Assistant United States attorney Marie Dalton, who’s leading the prosecution of the Washington case, explained why the suspects chose to use Apple Pay and other popular wallets rather than just buy items online with the stolen credit card data. “When using a mobile wallet, the fraudster can instantly receive their stolen goods from the store without providing additional identification or delivery address,” she told Forbes. “Online, many retailers use verification applications, such as Verified by Visa or other mechanisms, to ensure the person making the purchase is the person whose credit card is used.” Crooks can also sidestep cloning cards, copying signatures and chip and pin technology by using Apple Pay to make in-store purchases in person.
Banks to blame?
But Apple isn’t the one at fault. Experts have previously warned that banks should be taking more responsibility to prevent such criminality. In 2016, researchers from the anti-fraud company PinDrop warned that crooks could benefit from Apple Pay by adding stolen credit cards from so-called “carding” sites where such information is sold for as little as $2 per card.

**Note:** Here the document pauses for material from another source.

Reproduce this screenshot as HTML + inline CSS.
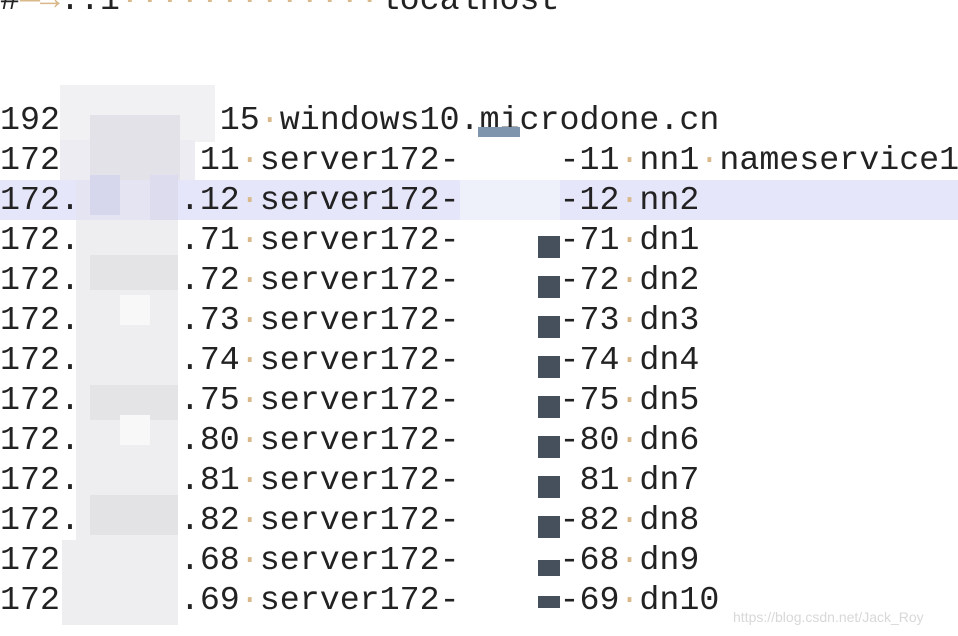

As PinDrop warned, the issue lay not with Apple but with the level of verification happening at the banks. Some institutions were calling customers and asking for more identifying information before they uploaded their bank cards to Apple Pay. Others were sending one-time codes to be entered upon upload. But some weren’t doing any additional checks.
“Apple Pay security is only as strong as its weakest link, i.e., the consumer credit card issuer which owns the relationship with the credit card holder and is—in most cases—ultimately responsible for detecting credit card fraud,” said Gartner analyst Avivah Litan, who’s long warned of the possible fraud threat around the Cupertino company’s software. “The credit card issuer has access to the details of all card transactions initiated by the consumer and is thus able to observe patterns of suspect and fraudulent behavior.”

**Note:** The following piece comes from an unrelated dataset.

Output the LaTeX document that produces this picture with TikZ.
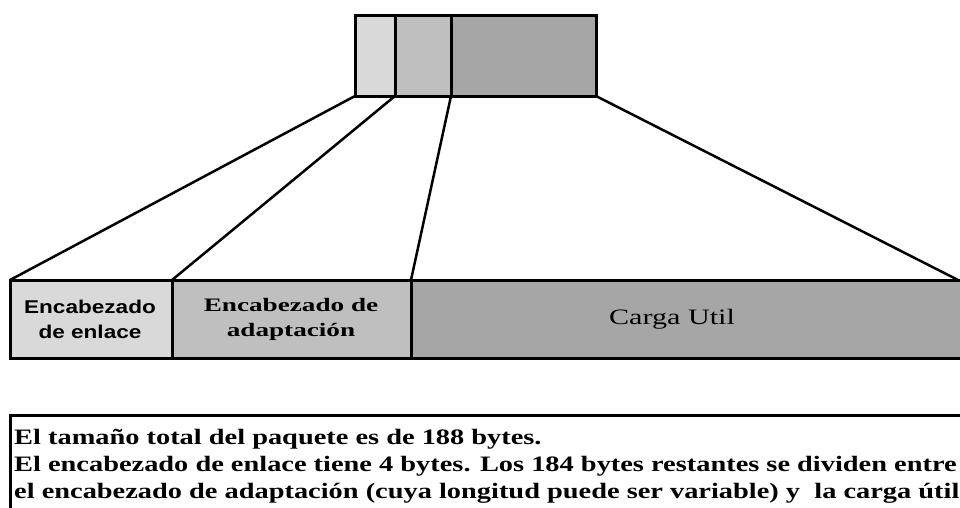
\documentclass[tikz,border=0pt]{standalone}
\usepackage{fontspec}
\newfontfamily\hdsans[FakeStretch=1.22]{Liberation Sans}
\newfontfamily\hdserif[FakeStretch=1.43]{Liberation Serif}
\newfontfamily\cgserif[FakeStretch=1.37]{Liberation Serif}
\newfontfamily\bodyserif[FakeStretch=1.29]{Liberation Serif}
\definecolor{cA}{HTML}{D9D9D9}
\definecolor{cB}{HTML}{BFBFBF}
\definecolor{cC}{HTML}{A6A6A6}
\tikzset{
  seg/.style={draw=black, line width=3pt, inner sep=0pt},
  conn/.style={draw=black, line width=2.5pt},
}
\begin{document}
\begin{tikzpicture}[x=1pt,y=-1pt]
\useasboundingbox (0,0) rectangle (960,507);
% top packet
\path[seg, fill=cA] (355,15) rectangle (395,96);
\path[seg, fill=cB] (395,15) rectangle (451,96);
\path[seg, fill=cC] (451,15) rectangle (596,96);
\coordinate (t1) at (355,96);
\coordinate (t2) at (395,96);
\coordinate (t3) at (451,96);
\coordinate (t4) at (596,96);
% bottom packet
\path[seg, fill=cA] (10,280) rectangle (172,358);
\path[seg, fill=cB] (172,280) rectangle (411,358);
\path[seg, fill=cC] (411,280) rectangle (964,358);
\coordinate (b1) at (10,280);
\coordinate (b2) at (172,280);
\coordinate (b3) at (411,280);
\coordinate (b4) at (958,280);
\draw[conn] (t1) -- (b1);
\draw[conn] (t2) -- (b2);
\draw[conn] (t3) -- (b3);
\draw[conn] (t4) -- (b4);
\node (l1) at (90,319) [align=center, font=\hdsans\bfseries\fontsize{18.5}{25}\selectfont] {Encabezado\\de enlace};
\node (l2) at (291,319) [align=center, font=\hdserif\bfseries\fontsize{19}{25}\selectfont] {Encabezado de\\adaptación};
\node (l3) at (672,319) [font=\cgserif\fontsize{22}{24}\selectfont] {Carga Util};
% text box
\draw[line width=3pt] (964,415) -- (10,415) -- (10,512);
\node (txt) at (14,466) [anchor=west, align=left, inner sep=0pt, font=\bodyserif\bfseries\fontsize{22}{27}\selectfont] {El tamaño total del paquete es de 188 bytes.\\El encabezado de enlace tiene 4 bytes. Los 184 bytes restantes se dividen entre\\el encabezado de adaptación (cuya longitud puede ser variable) y\ \ la carga útil};
\end{tikzpicture}
\end{document}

Apple, JPMorgan Chase and Capital One had not responded to requests for comment at the time of publication.
Taking an illegal bite out of Apple
The cases unearthed by Forbes laid out in detail just how criminals can abuse Apple Pay. In Miami, the gang had acquired access to unspecified personal information belonging to Capital One customers. One of the fraudsters would then call Capital One, pretend to be a legitimate customer and convince the bank to hand over control of the account. Their next move was to link the credit cards with Apple Pay apps, which would be used to buy prepaid cards from stores like Walgreens. A member of the gang, 23-year-old Max Wesley, was arrested in February 2018 and sentenced to four years last December. Another defendant pled guilty to assisting the crime and is awaiting sentencing.
In Washington, the accused criminals are Aaron Laws, Denison Ellis and Jeffrey Mayfield from the state. The trio were arrested in December 2018. All three have been charged with a count of conspiracy to commit bank fraud, while Laws faces additional counts of aggravated identity theft, money laundering and possession of stolen credit card information. Their trial is scheduled to go ahead in October this year. Lawyers for the suspects had not responded to requests for comment at the time of publication.
The defendants are accused of working together to target a number of Apple and Microsoft stores. In one alleged crime from April 2017, a stolen card was uploaded to an Apple Pay account to fraudulently acquire two MacBook Pros from an Apple Store in Lynnwood, Washington, costing $7,725. Later that month, the same Apple Pay wallet was used to buy $4,940 worth of kit from the Microsoft Store in Seattle, the tech giant’s hometown. The government claimed banks cumulatively lost more than $600,000 as a result of the crimes.
Laws is accused of going beyond Apple Pay abuse and being a prolific credit card thief, acquiring at least 500 account numbers that belonged to others. And in August 2017, investigators said they had evidence indicating Laws used an unnamed wallet on a Samsung Galaxy S8+ device to make a fraudulent $4,158 purchase at the Microsoft Store in Portland, Oregon. Prosecutors also claim Laws used the funds acquired by selling the stolen gadgets to buy bitcoin and store them in a Coinme account using the name “Justin Zipperer.”
Don’t upset the Apple Card
The arrival of Apple Card could well help stymie the particular kind of fraud Laws and his alleged co-conspirators are accused of perpetrating. Crucially, there’s no card number, CVV security code, expiration date or signature to steal with Apple Card. Each Apple Card user gets a unique card number, which is stored on the iPhone’s Secure Element, a difficult-to-hack chip that stores information like encryption keys.
As Litan noted, Apple’s control over the payment ecosystem should mean it has greater oversight over potential frauds. “This should be beneficial for consumers in terms of fraud mitigation, since Apple will control the entire user experience and will have all the data from the card history to the iPhone history upon which to make intelligence fraud mitigation decisions,” she added. With other Apple Card benefits, like zero card fees and lower interest rates than competitors, rival banks and card issuers “should be very nervous,” Litan said.
But Neira Jones, a cybersecurity and payments consultant, said that Apple Card won’t be a panacea. When fraud happens, it might be down to failures of any organization or individual in the process, whether that’s the bank, the retailer or the mobile wallet provider, Jones said. Weak links can be found anywhere along the payment chain.